Merawat Cinta Lewat Keuangan yang Disepakati

Rumah tangga adalah perjalanan panjang. Bukan soal siapa lebih pintar cari uang, tapi siapa lebih cerdas merencanakan dan bertanggung jawab atasnya. Di situlah cinta diuji: bukan hanya dalam suka, tapi juga dalam pengelolaan tagihan, anggaran, dan tabungan.

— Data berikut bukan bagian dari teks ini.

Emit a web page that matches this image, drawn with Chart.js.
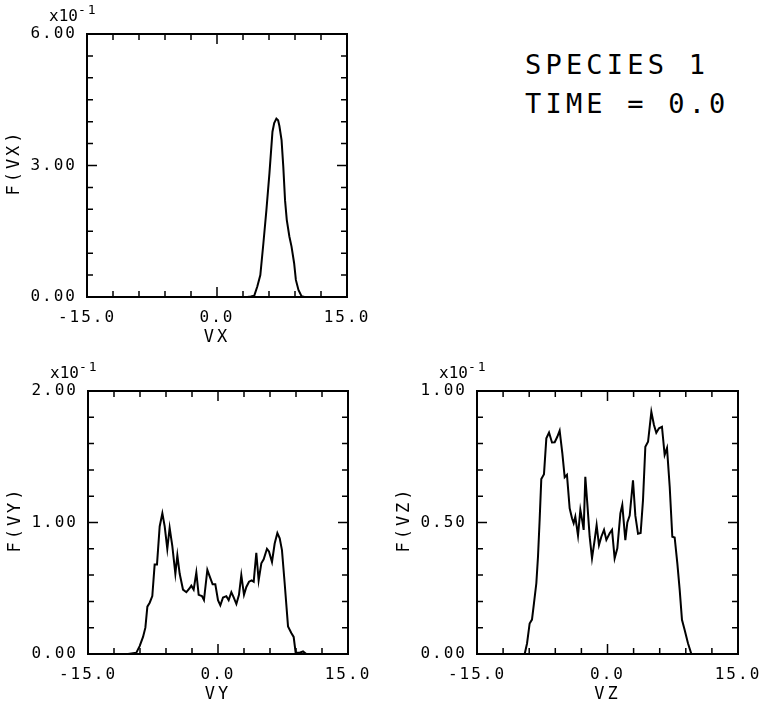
<!DOCTYPE html>
<html><head><meta charset="utf-8">
<script src="https://cdn.jsdelivr.net/npm/chart.js@4/dist/chart.umd.min.js"></script>
<style>
html,body{margin:0;padding:0;background:#fff;width:761px;height:706px;overflow:hidden;position:relative;}
.box{position:absolute;}
.lbl{position:absolute;font-family:"DejaVu Sans Mono",monospace;font-size:27px;line-height:27px;letter-spacing:4.2px;color:#000;white-space:pre;}
</style></head><body>
<div class="lbl" style="left:525px;top:51px">SPECIES 1</div>
<div class="lbl" style="left:525px;top:90px">TIME = 0.0</div>
<div class="box" style="left:0;top:0;width:380px;height:350px"><canvas id="c1"></canvas></div>
<div class="box" style="left:0;top:350px;width:380px;height:356px"><canvas id="c2"></canvas></div>
<div class="box" style="left:380px;top:350px;width:381px;height:356px"><canvas id="c3"></canvas></div>
<script>
// ---- data (F values in units of x10^-1) ----
const vxV = [3.5, 3.9, 4.3, 4.65, 5.0, 5.35, 5.7, 6.05, 6.4, 6.6, 6.85, 7.05, 7.2, 7.45, 7.65, 7.85, 8.05, 8.35, 8.6, 8.9, 9.1, 9.4, 9.75, 10.1];
const vxF = [0.0, 0.01, 0.03, 0.24, 0.50, 1.22, 1.98, 2.82, 3.77, 3.97, 4.07, 4.03, 3.90, 3.58, 2.97, 2.21, 1.76, 1.38, 1.15, 0.77, 0.39, 0.16, 0.02, 0.0];

const vyV = [-10.38, -9.42, -9.04, -8.65, -8.38, -8.15, -7.88, -7.58, -7.31, -7.04, -6.73, -6.42, -6.15, -5.85, -5.58, -5.27, -4.92, -4.69, -4.42, -4.04, -3.65, -3.27, -3.08, -2.81, -2.50, -2.23, -1.85, -1.62, -1.23, -0.96, -0.62, -0.31, 0.00, 0.27, 0.58, 0.96, 1.23, 1.54, 1.81, 2.12, 2.42, 2.69, 3.00, 3.27, 3.58, 3.88, 4.12, 4.42, 4.69, 5.00, 5.27, 5.65, 5.88, 6.23, 6.54, 6.85, 7.12, 7.38, 7.69, 8.08, 8.46, 8.73, 8.96, 9.42, 9.81, 10.19];
const vyF = [0.0, 0.01, 0.06, 0.13, 0.20, 0.36, 0.39, 0.44, 0.68, 0.68, 0.97, 1.07, 0.97, 0.80, 0.96, 0.82, 0.61, 0.75, 0.61, 0.49, 0.47, 0.50, 0.52, 0.49, 0.62, 0.45, 0.44, 0.41, 0.64, 0.59, 0.53, 0.53, 0.41, 0.37, 0.43, 0.44, 0.41, 0.47, 0.43, 0.38, 0.45, 0.60, 0.45, 0.51, 0.55, 0.56, 0.55, 0.77, 0.56, 0.69, 0.72, 0.80, 0.78, 0.70, 0.84, 0.92, 0.88, 0.79, 0.54, 0.21, 0.16, 0.13, 0.01, 0.01, 0.02, 0.0];

const vzV = [-9.52, -9.25, -8.95, -8.68, -8.45, -8.18, -7.99, -7.80, -7.61, -7.30, -7.03, -6.72, -6.38, -6.07, -5.77, -5.50, -5.19, -4.92, -4.66, -4.35, -4.08, -3.89, -3.70, -3.39, -3.12, -2.89, -2.74, -2.55, -2.32, -2.05, -1.78, -1.48, -1.25, -0.98, -0.71, -0.40, -0.13, 0.25, 0.52, 0.82, 1.13, 1.48, 1.70, 2.05, 2.28, 2.55, 2.93, 3.20, 3.51, 3.81, 4.08, 4.35, 4.66, 5.04, 5.34, 5.61, 5.92, 6.26, 6.57, 6.84, 7.15, 7.45, 7.72, 8.03, 8.30, 8.56, 8.87, 9.25, 9.64];
const vzF = [0.0, 0.04, 0.116, 0.131, 0.193, 0.269, 0.37, 0.51, 0.665, 0.684, 0.82, 0.842, 0.804, 0.805, 0.826, 0.849, 0.763, 0.672, 0.681, 0.554, 0.516, 0.497, 0.522, 0.45, 0.548, 0.504, 0.472, 0.674, 0.572, 0.446, 0.364, 0.433, 0.49, 0.414, 0.446, 0.472, 0.434, 0.459, 0.472, 0.364, 0.402, 0.535, 0.567, 0.433, 0.50, 0.526, 0.66, 0.526, 0.457, 0.46, 0.585, 0.788, 0.807, 0.921, 0.871, 0.841, 0.858, 0.864, 0.757, 0.783, 0.636, 0.446, 0.443, 0.344, 0.243, 0.13, 0.091, 0.041, 0.0];

// ---- tick labels ----
const xTickValues = [-15, 0, 15];
const vxTickValues = [0, 3, 6];
const vyTickValues = [0, 1, 2];
const vzTickValues = [0, 0.5, 1];

const tickFont = {family: '"DejaVu Sans Mono", monospace', size: 16};

const frameTicks = {
  id: 'frameTicks',
  beforeDraw(chart) { chart.ctx.letterSpacing = '2px'; },
  afterDraw(chart, args, o) {
    const ctx = chart.ctx, a = chart.chartArea, xs = chart.scales.x, ys = chart.scales.y;
    ctx.save();
    ctx.strokeStyle = '#000'; ctx.fillStyle = '#000';
    ctx.lineWidth = 2;
    ctx.strokeRect(a.left, a.top, a.right - a.left, a.bottom - a.top);
    ctx.lineWidth = 1.5;
    ctx.beginPath();
    const xCount = 10;
    for (let i = 1; i < xCount; i++) {
      const p = xs.getPixelForValue(xs.min + i * (xs.max - xs.min) / xCount);
      const L = (i === xCount / 2) ? 10 : 6;
      ctx.moveTo(p, a.bottom); ctx.lineTo(p, a.bottom - L);
      ctx.moveTo(p, a.top); ctx.lineTo(p, a.top + L);
    }
    for (let i = 1; i < o.yCount; i++) {
      const p = ys.getPixelForValue(ys.min + i * (ys.max - ys.min) / o.yCount);
      const L = (i === o.yCount / 2) ? 10 : 6;
      ctx.moveTo(a.left, p); ctx.lineTo(a.left + L, p);
      ctx.moveTo(a.right, p); ctx.lineTo(a.right - L, p);
    }
    ctx.stroke();
    // titles
    ctx.font = '17px "DejaVu Sans Mono", monospace';
    ctx.letterSpacing = '3px';
    ctx.textAlign = 'center'; ctx.textBaseline = 'middle';
    ctx.fillText(o.xTitle, (a.left + a.right) / 2, a.bottom + 41);
    ctx.save();
    ctx.translate(a.left - 72, (a.top + a.bottom) / 2);
    ctx.rotate(-Math.PI / 2);
    ctx.fillText(o.yTitle, 3, 0);
    ctx.restore();
    // exponent
    ctx.textAlign = 'left'; ctx.textBaseline = 'alphabetic';
    ctx.font = '16px "DejaVu Sans Mono", monospace';
    ctx.letterSpacing = '0px';
    ctx.fillText('x10', a.left - 38, a.top - 13);
    ctx.font = '13px "DejaVu Sans Mono", monospace';
    ctx.letterSpacing = '2px';
    ctx.fillText('-1', a.left - 9, a.top - 20);
    ctx.restore();
  }
};

function makeChart(id, xv, fv, yMax, yTicks, yDec, yCount, xTitle, yTitle, pad) {
  return new Chart(document.getElementById(id), {
    type: 'line',
    data: {datasets: [{data: xv.map((x, i) => ({x: x, y: fv[i]})), borderColor: '#000', borderWidth: 2, pointRadius: 0, tension: 0, fill: false}]},
    options: {
      responsive: true, maintainAspectRatio: false, animation: false, devicePixelRatio: 1,
      layout: {padding: pad},
      plugins: {legend: {display: false}, tooltip: {enabled: false}, frameTicks: {yCount: yCount, xTitle: xTitle, yTitle: yTitle}},
      scales: {
        x: {type: 'linear', min: -15, max: 15,
            afterBuildTicks: s => { s.ticks = xTickValues.map(v => ({value: v})); },
            ticks: {autoSkip: false, maxRotation: 0, padding: 11, font: tickFont, color: '#000', callback: v => Number(v).toFixed(1)},
            grid: {display: false, drawTicks: false}, border: {display: false},
            afterFit: s => { s.height = 52; s.paddingLeft = 0; s.paddingRight = 0; }},
        y: {type: 'linear', min: 0, max: yMax,
            afterBuildTicks: s => { s.ticks = yTicks.map(v => ({value: v})); },
            ticks: {autoSkip: false, padding: 10, font: tickFont, color: '#000', callback: v => Number(v).toFixed(yDec)},
            grid: {display: false, drawTicks: false}, border: {display: false},
            afterFit: s => { s.width = 87; s.paddingTop = 0; s.paddingBottom = 0; }}
      }
    },
    plugins: [frameTicks]
  });
}

makeChart('c1', vxV, vxF, 6, vxTickValues, 2, 12, 'VX', 'F(VX)', {left: 0, top: 34, right: 33, bottom: 1});
makeChart('c2', vyV, vyF, 2, vyTickValues, 2, 10, 'VY', 'F(VY)', {left: 1, top: 41, right: 32, bottom: 0});
makeChart('c3', vzV, vzF, 1, vzTickValues, 2, 10, 'VZ', 'F(VZ)', {left: 10, top: 41, right: 23, bottom: 0});
</script>
</body></html>
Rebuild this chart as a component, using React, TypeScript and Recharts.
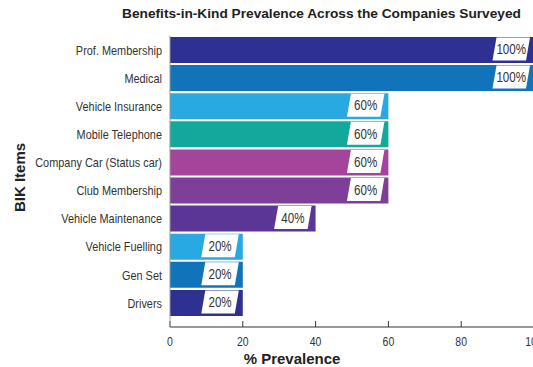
import React from 'react';
import { BarChart, Bar, XAxis, YAxis, Cell, LabelList, Label } from 'recharts';

const categories = [
  'Prof. Membership',
  'Medical',
  'Vehicle Insurance',
  'Mobile Telephone',
  'Company Car (Status car)',
  'Club Membership',
  'Vehicle Maintenance',
  'Vehicle Fuelling',
  'Gen Set',
  'Drivers',
];
const prevalence = [100, 100, 60, 60, 60, 60, 40, 20, 20, 20];
const xTicks = [0, 20, 40, 60, 80, 100];
const barColors = [
  '#2e3192', '#1174bb', '#28a9e1', '#13a89c', '#a5449b',
  '#7f3f98', '#5b3696', '#28a9e1', '#1174bb', '#2e3192',
];

const data = categories.map((name, i) => ({ name, value: prevalence[i] }));

const SANS = "'Liberation Sans',Arial,Helvetica,sans-serif";

function NarrowText(props: any) {
  const { x, y, anchor, size, children, fill, dy } = props;
  const sx = 0.84;
  return (
    <text
      transform={`translate(${x},${y}) scale(${sx},1)`}
      x={0}
      y={0}
      dy={dy}
      textAnchor={anchor}
      fontFamily={SANS}
      fontSize={size}
      fill={fill || '#333'}
    >
      {children}
    </text>
  );
}

function YTick(props: any) {
  const { x, y, payload } = props;
  return (
    <NarrowText x={x} y={y} anchor="end" size={13} dy="0.36em">
      {payload.value}
    </NarrowText>
  );
}

function XTick(props: any) {
  const { x, y, payload } = props;
  return (
    <NarrowText x={x} y={y} anchor="middle" size={12.5} dy="0.71em">
      {payload.value}
    </NarrowText>
  );
}

function TagLabel(props: any) {
  const { x, y, width, height, value } = props;
  const end = x + width;
  const w = 37.5;
  const s = 4;
  const xr = end - 4;
  const yt = y + 0.5;
  const yb = y + height - 2.5;
  const pts = `${xr - w + s},${yt} ${xr},${yt} ${xr - s},${yb} ${xr - w},${yb}`;
  return (
    <g>
      <polygon points={pts} fill="#ffffff" />
      <text
        transform={`translate(${xr - w / 2},${(yt + yb) / 2}) scale(0.8,1)`}
        x={0}
        y={0}
        dy="0.36em"
        textAnchor="middle"
        fontFamily={SANS}
        fontSize={14.5}
        fill="#333333"
      >
        {value}%
      </text>
    </g>
  );
}

function XLabel(props: any) {
  const { viewBox } = props;
  return (
    <text
      x={viewBox.x + 122}
      y={viewBox.y + viewBox.height - 3}
      textAnchor="middle"
      fontFamily={SANS}
      fontWeight="bold"
      fontSize={15}
      fill="#222"
    >
      % Prevalence
    </text>
  );
}

function YLabel(props: any) {
  const { viewBox } = props;
  const cx = 20;
  const cy = viewBox.y + viewBox.height / 2 - 4;
  return (
    <text
      x={cx}
      y={cy}
      transform={`rotate(-90, ${cx}, ${cy})`}
      textAnchor="middle"
      dy="0.36em"
      fontFamily={SANS}
      fontWeight="bold"
      fontSize={15}
      fill="#222"
    >
      BIK Items
    </text>
  );
}

export default function App() {
  return (
    <div
      style={{
        position: 'absolute',
        left: 0,
        top: 0,
        width: 533,
        height: 367,
        overflow: 'hidden',
        background: '#fff',
      }}
    >
      <div
        style={{
          position: 'absolute',
          left: 0,
          top: 6,
          width: 533,
          textAlign: 'center',
          paddingLeft: 110,
          boxSizing: 'border-box',
          fontFamily: SANS,
          fontWeight: 'bold',
          fontSize: 13.7,
          color: '#222',
          whiteSpace: 'nowrap',
        }}
      >
        Benefits-in-Kind Prevalence Across the Companies Surveyed
      </div>
      <BarChart
        width={560}
        height={367}
        data={data}
        layout="vertical"
        margin={{ top: 36, right: 26, bottom: 0, left: 0 }}
        style={{ position: 'absolute', left: 0, top: 0 }}
      >
        <XAxis
          type="number"
          domain={[0, 100]}
          ticks={xTicks}
          interval={0}
          height={40}
          axisLine={{ stroke: '#333', strokeWidth: 1 }}
          tickLine={{ stroke: '#333' }}
          tickSize={-6}
          tickMargin={16}
          tick={<XTick />}
        >
          <Label content={<XLabel />} />
        </XAxis>
        <YAxis
          type="category"
          dataKey="name"
          width={170}
          padding={{ top: 0, bottom: 10 }}
          axisLine={{ stroke: '#999', strokeWidth: 1 }}
          tickLine={false}
          tickMargin={2}
          interval={0}
          tick={<YTick />}
        >
          <Label content={<YLabel />} />
        </YAxis>
        <Bar dataKey="value" barSize={26} isAnimationActive={false}>
          {data.map((d, i) => (
            <Cell key={d.name} fill={barColors[i]} />
          ))}
          <LabelList dataKey="value" content={<TagLabel />} />
        </Bar>
      </BarChart>
    </div>
  );
}
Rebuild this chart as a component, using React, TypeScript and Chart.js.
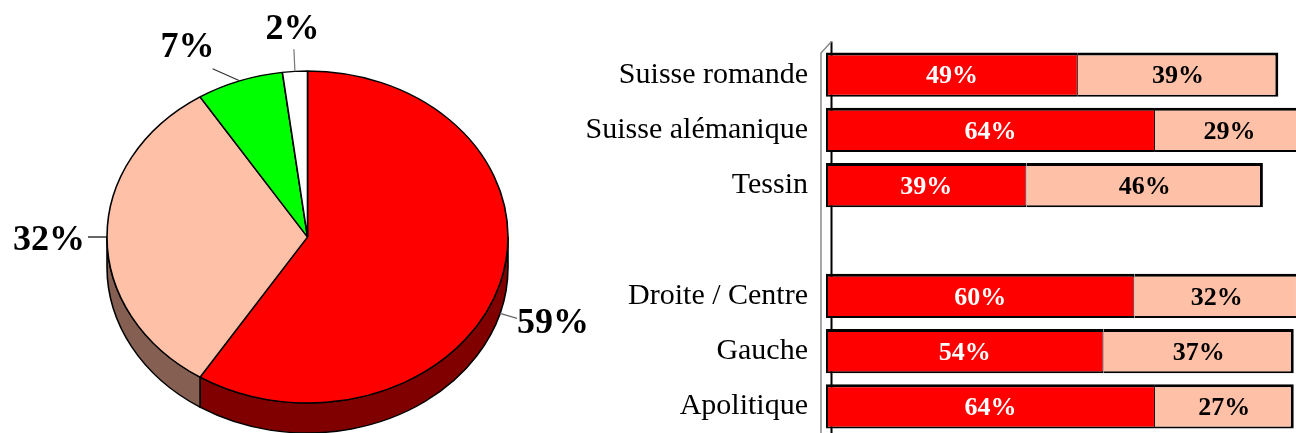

Saya percaya, mengatur keuangan rumah tangga bukanlah sekadar keterampilan teknis, melainkan bagian dari membangun kedewasaan berdua. Sebab pada akhirnya, rumah tangga yang harmonis tak lahir dari banyaknya uang, tetapi dari cara mengelola uang bersama. Ketika itu berhasil, cinta bukan hanya bertahan—ia tumbuh dan berbuah. Dan pada akhirnya, saya dan istri sudah masuk usia pernikahan ke 21 tahun dan kami bersyukur telah mampu mengelola keuangan dengan bijak hingga saat ini anak-anak sudah beranjak dewasa dengan menempuh pendidikan di perguruan tinggi.